This site is for Mrs. Stangherlin's classes at Salisbury High School.

Sunday, May 31, 2009

Virtually Yours

Nothing beats attending a performance live, but is time, space, and conflicts create issues for you, then attending virtually is a great option.  For our IP presentations, my colleague, friend, fellow STAR DEN, and now Instructional Coach (next year’s dream job) and IP partner for over a decade, Jen Brinson and I decided to run a backchannel for the presentations.  I had run backchannels before at conferences, presentations, and most recently in my classroom for students who were absent and for review purposes.  My go-to platform of choice has always been Ustream.tv, although I hold similar accounts in other Web 2.0 offerings as well.  The idea was the easy part; executing two-camera channels was an llama of a different color.  So, I went to my go-to student, William Kennington, a great example of Tapscott’s Grown Up Digital Net Generation.  Kennington was convinced that Ustream.tv could handle multiple channels; I knew Mogulus (now Livestream, but more about that later) could, but had my doubts about the former.  Trust William; Ustream could and did handle the two-channel set up, and he also found a way to use CFF Macs to pull in the individual teams’ home laptop videos.  We were glad to go with Ustream, because the streaming resolution and end-output quality when archived have always been superior.

On May 27, 2009, when this year’s IP debuted, two students, Megan Heverly and Mark Attilio ran the backchannels, starting, ending, saving, and archiving each team’s two-channel streams for posterity.  They were my link to the streams, since I was, as always, mutitasking.  Brinson anchored the streaming the whole day, since she had formulated her defense questions for the teams in advance, and was our connection with our guest viewers, which included her family in NC and her Canadian colleagues in her online course with Discovery Education/Wilkes University, Salisbury Middle School history classes, and Mrs. Meholic’s math classes.  At one point, Brinson said we had 21 site guests.  Not bad at all for IPs maiden voyage into virtual productions.

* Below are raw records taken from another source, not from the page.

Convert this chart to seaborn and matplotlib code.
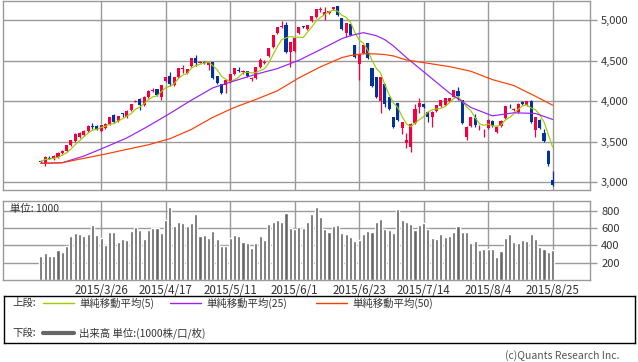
import matplotlib
matplotlib.use("Agg")

import matplotlib.pyplot as plt
import seaborn as sns
import pandas as pd

# daily candles, index 0..119
opens = [3258, 3234, 3300, 3283, 3308, 3357, 3382, 3456, 3506, 3560,
         3580, 3629, 3692, 3691, 3629, 3666, 3716, 3827, 3753, 3845,
         3802, 3889, 3995, 4025, 3950, 4049, 4130, 4148, 4049, 4247,
         4308, 4197, 4296, 4395, 4345, 4432, 4531, 4478, 4490, 4444,
         4481, 4308, 4210, 4200, 4234, 4333, 4385, 4365, 4370, 4280,
         4284, 4420, 4478, 4555, 4667, 4839, 4918, 4938, 4605, 4617,
         4839, 4925, 4889, 4987, 5037, 5130, 5062, 5086, 5136, 5173,
         5025, 4839, 4950, 4691, 4457, 4592, 4716, 4407, 4296, 4000,
         4210, 4049, 3802, 3975, 3666, 3481, 3432, 3728, 3926, 3963,
         3864, 3802, 3876, 3938, 3950, 4000, 4049, 4123, 4012, 3555,
         3691, 3790, 3675, 3625, 3666, 3753, 3617, 3691, 3790, 3945,
         3895, 3864, 3985, 3950, 4000, 3641, 3765, 3604, 3382, 3024]
closes = [3250, 3308, 3290, 3320, 3357, 3382, 3456, 3518, 3592, 3600,
          3629, 3691, 3686, 3654, 3703, 3716, 3802, 3740, 3815, 3838,
          3876, 3963, 4003, 3950, 4049, 4123, 4138, 4074, 4197, 4296,
          4210, 4296, 4407, 4405, 4395, 4531, 4469, 4486, 4470, 4481,
          4284, 4222, 4098, 4265, 4333, 4407, 4375, 4372, 4308, 4288,
          4420, 4506, 4486, 4654, 4815, 4913, 4935, 4605, 4728, 4778,
          4913, 4915, 4938, 5049, 5136, 5138, 5099, 5111, 5160, 5062,
          4889, 4963, 4815, 4543, 4580, 4691, 4531, 4185, 4049, 4296,
          3963, 3901, 3679, 3765, 3740, 3518, 3716, 3901, 3975, 3926,
          3802, 3864, 3950, 4012, 4037, 4037, 4135, 4061, 3728, 3679,
          3802, 3703, 3683, 3633, 3765, 3691, 3679, 3753, 3938, 3935,
          3905, 3963, 3970, 4000, 3740, 3802, 3666, 3506, 3222, 2962]
highs = [3270, 3315, 3320, 3330, 3365, 3395, 3462, 3525, 3600, 3615,
         3640, 3700, 3728, 3700, 3710, 3725, 3810, 3840, 3820, 3852,
         3885, 3970, 4010, 4035, 4060, 4135, 4160, 4155, 4205, 4305,
         4360, 4305, 4415, 4445, 4400, 4540, 4570, 4495, 4500, 4490,
         4490, 4315, 4215, 4275, 4340, 4415, 4420, 4385, 4378, 4300,
         4428, 4530, 4510, 4662, 4822, 4920, 4990, 4980, 4735, 4785,
         4920, 4935, 4945, 5060, 5145, 5160, 5160, 5120, 5168, 5180,
         5032, 4970, 4958, 4700, 4588, 4700, 4725, 4415, 4305, 4305,
         4218, 4057, 3810, 3983, 3748, 3600, 3724, 3960, 4040, 3970,
         3872, 3872, 3958, 4020, 4045, 4045, 4143, 4180, 4020, 3687,
         3810, 3840, 3700, 3650, 3773, 3761, 3687, 3761, 3946, 3960,
         3920, 3971, 4000, 4008, 4010, 3810, 3773, 3650, 3390, 3130]
lows = [3240, 3200, 3280, 3275, 3300, 3345, 3375, 3450, 3500, 3550,
        3570, 3620, 3650, 3645, 3615, 3660, 3710, 3730, 3745, 3800,
        3795, 3880, 3985, 3890, 3940, 4040, 4115, 4065, 4020, 4240,
        4185, 4190, 4290, 4350, 4335, 4425, 4430, 4470, 4465, 4390,
        4275, 4215, 4090, 4100, 4225, 4325, 4360, 4340, 4300, 4250,
        4275, 4410, 4460, 4548, 4660, 4830, 4910, 4600, 4420, 4610,
        4830, 4905, 4880, 4980, 5030, 5110, 5000, 5078, 5128, 5055,
        4880, 4790, 4808, 4535, 4259, 4585, 4525, 4178, 4040, 3851,
        3930, 3895, 3672, 3758, 3590, 3420, 3370, 3720, 3850, 3918,
        3740, 3680, 3868, 3930, 3942, 3992, 4041, 4020, 3720, 3520,
        3683, 3680, 3640, 3560, 3658, 3683, 3609, 3683, 3782, 3920,
        3880, 3856, 3955, 3942, 3732, 3560, 3658, 3498, 3200, 2955]
volumes = [277, 316, 277, 277, 347, 324, 393, 509, 543, 532,
           509, 532, 636, 524, 482, 405, 555, 555, 439, 474,
           462, 566, 613, 578, 474, 578, 601, 601, 543, 694,
           848, 624, 670, 659, 624, 659, 763, 509, 520, 486,
           566, 474, 393, 393, 486, 520, 509, 439, 428, 370,
           428, 509, 462, 647, 670, 694, 670, 775, 601, 590,
           613, 601, 670, 763, 844, 728, 586, 555, 624, 636,
           543, 532, 497, 451, 462, 532, 566, 555, 670, 705,
           590, 578, 543, 821, 694, 670, 647, 578, 636, 659,
           586, 486, 474, 532, 497, 509, 555, 624, 555, 555,
           428, 451, 347, 358, 358, 358, 266, 335, 486, 532,
           439, 428, 462, 451, 532, 474, 381, 358, 324, 347]

# longer moving averages
ma_days = [0, 5, 10, 15, 20, 25, 30, 35, 40, 45, 50, 55, 60, 65, 70,
           72, 75, 78, 80, 82, 85, 90, 95, 100, 105, 110, 115, 119]
ma25 = [3230, 3238, 3320, 3430, 3545, 3691, 3848, 4012, 4165, 4251, 4333, 4403,
        4506, 4638, 4774, 4811, 4848, 4811, 4761, 4683, 4540, 4321, 4102, 3922,
        3818, 3856, 3848, 3774]
ma50 = [3230, 3238, 3292, 3345, 3403, 3460, 3535, 3650, 3800, 3922, 4021, 4128,
        4288, 4424, 4539, 4565, 4588, 4585, 4576, 4560, 4510, 4469, 4428, 4370,
        4267, 4193, 4061, 3950]

date_pos = [14, 29, 44, 59, 74, 89, 104, 119]
date_labels = ["2015/3/26", "2015/4/17", "2015/5/11", "2015/6/1",
               "2015/6/23", "2015/7/14", "2015/8/4", "2015/8/25"]
price_ticks = [3000, 3500, 4000, 4500, 5000]
vol_ticks = [200, 400, 600, 800]

UP = "#f5003d"
DOWN = "#00339a"
GRID = "#9a9a9a"
TXT = "#333333"

sns.set_theme(style="white")
plt.rcParams["font.family"] = ["Noto Sans CJK JP", "DejaVu Sans"]

df = pd.DataFrame({"day": range(len(closes)), "open": opens, "close": closes,
                   "high": highs, "low": lows, "volume": volumes})
df["ma5"] = df["close"].rolling(5, min_periods=1).mean()
ma = pd.DataFrame({"day": ma_days, "ma25": ma25, "ma50": ma50})

W, H = 638, 362
fig = plt.figure(figsize=(W / 100, H / 100), dpi=100)
ax = fig.add_axes([3 / W, 1 - 190 / H, 587 / W, 189 / H])
axv = fig.add_axes([3 / W, 1 - 280 / H, 587 / W, 79 / H])

# price panel
up = df["close"] >= df["open"]
colors = [UP if u else DOWN for u in up]
body_lo = df[["open", "close"]].min(axis=1)
body_h = (df["close"] - df["open"]).abs().clip(lower=10)
ax.vlines(df["day"], df["low"], df["high"], colors=colors, lw=0.9, zorder=2)
ax.bar(df["day"], body_h, bottom=body_lo, width=0.72, color=colors, lw=0, zorder=2)
sns.lineplot(data=df, x="day", y="ma5", color="#9fcb00", lw=0.85, ax=ax, zorder=3)
sns.lineplot(data=ma, x="day", y="ma25", color="#9b1ff2", lw=0.85, ax=ax, zorder=3)
sns.lineplot(data=ma, x="day", y="ma50", color="#ff3c00", lw=0.85, ax=ax, zorder=3)

# volume panel
sns.barplot(data=df, x="day", y="volume", color="#666666", saturation=1,
            width=0.72, native_scale=True, errorbar=None, ax=axv, zorder=2)

for a, ylim, yt in [(ax, (2900, 5240), price_ticks), (axv, (0, 915), vol_ticks)]:
    a.set_xlim(-8.8, 127.7)
    a.set_ylim(*ylim)
    a.set_xticks(date_pos)
    a.set_yticks(yt)
    a.yaxis.tick_right()
    a.grid(True, color=GRID, lw=1, zorder=0)
    a.set_axisbelow(True)
    a.set_xlabel("")
    a.set_ylabel("")
    for s in a.spines.values():
        s.set_color(GRID)
        s.set_linewidth(1)
    a.tick_params(axis="y", length=5, width=1, color=GRID, labelsize=8,
                  labelcolor=TXT, pad=3)

ax.set_yticklabels([f"{v:,}" for v in price_ticks])
ax.tick_params(axis="x", length=0, labelbottom=False)
axv.set_xticklabels(date_labels)
axv.tick_params(axis="x", length=0, labelsize=8.3, labelcolor=TXT, pad=3)
axv.text(0.012, 0.9, "単位: 1000", transform=axv.transAxes, fontsize=7.5,
         color=TXT, va="center", ha="left")

# legend box, in pixel coordinates
lg = fig.add_axes([4 / W, 1 - 343 / H, 631 / W, 47 / H])
lg.set_xlim(4, 635)
lg.set_ylim(343, 296)
lg.set_xticks([])
lg.set_yticks([])
for s in lg.spines.values():
    s.set_color("black")
    s.set_linewidth(1)
lg.set_facecolor("white")

r1, r2 = 303, 333
lg.text(12, r1, "上段:", fontsize=7.5, color=TXT, va="center")
lg.text(12, r2, "下段:", fontsize=7.5, color=TXT, va="center")
for x0, col, lab in [(43, "#9fcb00", "単純移動平均(5)"),
                     (170, "#9b1ff2", "単純移動平均(25)"),
                     (316, "#ff3c00", "単純移動平均(50)")]:
    lg.plot([x0, x0 + 31], [r1, r1], color=col, lw=1)
    lg.text(x0 + 36, r1, lab, fontsize=7.5, color=TXT, va="center")
lg.plot([43, 74], [r2, r2], color="#666666", lw=3)
lg.text(79, r2, "出来高 単位:(1000株/口/枚)", fontsize=7.5, color=TXT, va="center")

fig.text(619 / W, 1 - 356 / H, "(c)Quants Research Inc.", fontsize=7.5,
         color="#555555", ha="right", va="center")

fig.savefig("out.png", dpi=100)
plt.close(fig)
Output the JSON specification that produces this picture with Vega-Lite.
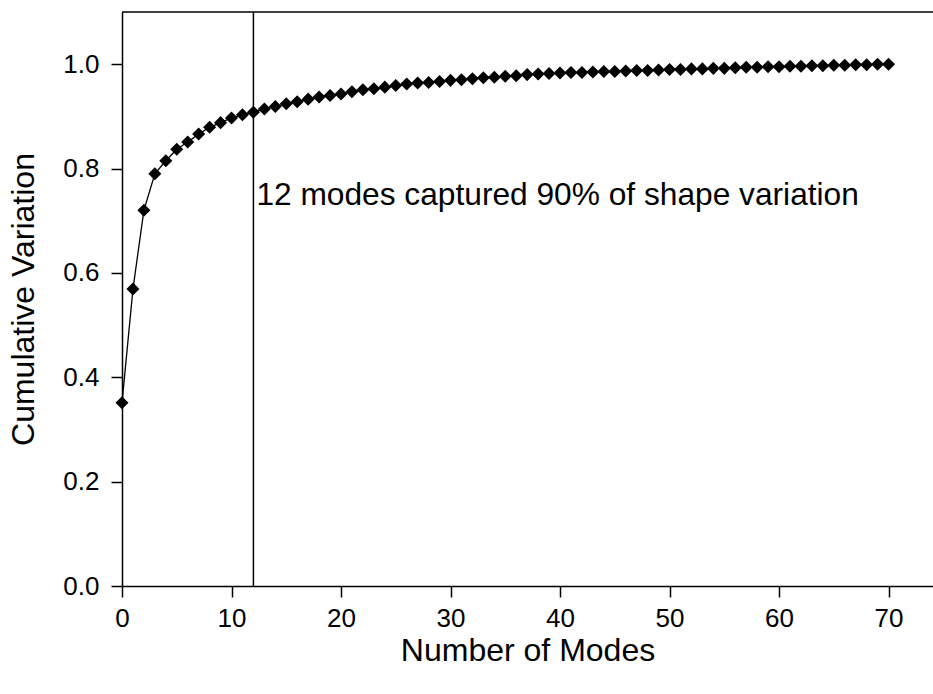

The question that Brinson and I continue to be bombarded with is when will the presentation be posted.  Here’s the timetable.  William is giving the teams their stage footage to mix and edit with videos/slides tomorrow.  Thursday is binder due date, and that includes a mixed final video.  At that point, I will compress each video, render it, and upload it.  Each video takes about a half a day from start to finish for embeddable code for online posting.  At that point we will post to our blogs: Changing Connections, RJ Stangherlin SHS, Learning Curve, PA DEN, Education, Technology, and Fun blogs.  I am guessing that a week from this Thursday you can start checking our blogs.  If you are part of our social networks (Brinson’s and mine overlap to a point), you can follow our tweets.  We’ll keep you posted for when the students amazing presentations can be virtually yours.